Campaign against abortion is a phoney war

Tue, Aug 28, 2012, 01:00

   

IT IS now 30 years since anti-abortion groups succeeded in pushing their issue to the top of the Irish political agenda. We have had five referendums, numerous High and Supreme Court cases, interdepartmental working groups, all-party committees, green papers and European Court challenges. And what difference has it all made? None whatsoever.

The only thing that has changed is that better access to contraception and sexual health information has gradually reduced the number of Irish women going abroad for abortions. (For the main destination, the UK, the numbers dropped from 6,673 in 2001 to 4,149 in 2011.)

But it would be naive to expect that anti-abortion groups would follow this logic and conclude that giving women more knowledge and control is the best way to reduce abortions. For, of course, this is not a question of rationality. It is all about symbolism. The twist is that even the symbolism scarcely matters any more.
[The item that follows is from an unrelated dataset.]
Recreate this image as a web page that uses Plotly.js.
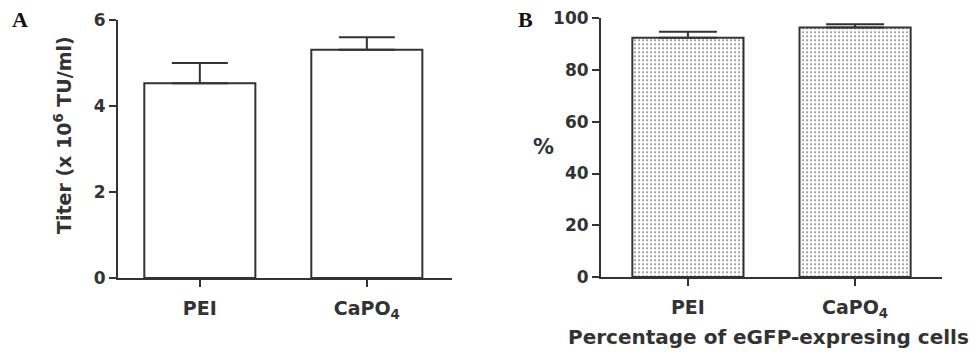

My main problem with Irish anti-abortion campaigners is not that they are too extreme. It is that they are not extreme enough. If they really believe what they purport to believe – that a fertilised ovum is a human being in exactly the same sense as Nelson Mandela or Lady Gaga or the pope – they are disgracefully moderate. Their basic proposition is this: about 5,000 Irish people every year are being taken out of the country and massacred in cold blood.

Over the last decade, the equivalent of the entire population of Limerick city has been murdered. If you believe this, it dwarfs every other question in modern Ireland – the Northern Ireland conflict (in its latter stages, one-fiftieth of the number of annual “murders”); the economic crisis; any and every abuse of human rights by the State. You have an absolute moral duty to do everything you can to stop it, including, at a minimum, demanding restrictions on the right of pregnant women to travel.

But most anti-abortion activists – sane, decent, well-motivated people, by and large – don’t really believe that the equivalent of the population of Limerick has been murdered over the last 10 years. They’ve adopted a position, overwhelmingly for religious reasons, that “life” is a single, indivisible, unqualified entity. And that position then forces them into an absolutism that most of them do not instinctively feel.

How do we know they don’t really feel this way? Because, almost without exception, they believe that abortion is sometimes both necessary and morally justified. There is a lunatic fringe that would deny life-saving medical treatment to a pregnant woman if it results in the termination of the pregnancy. But most anti-abortion activists have the decency and compassion to know that this is grotesque. They believe that a mother’s life should be saved, even if, as a consequence, her baby must die.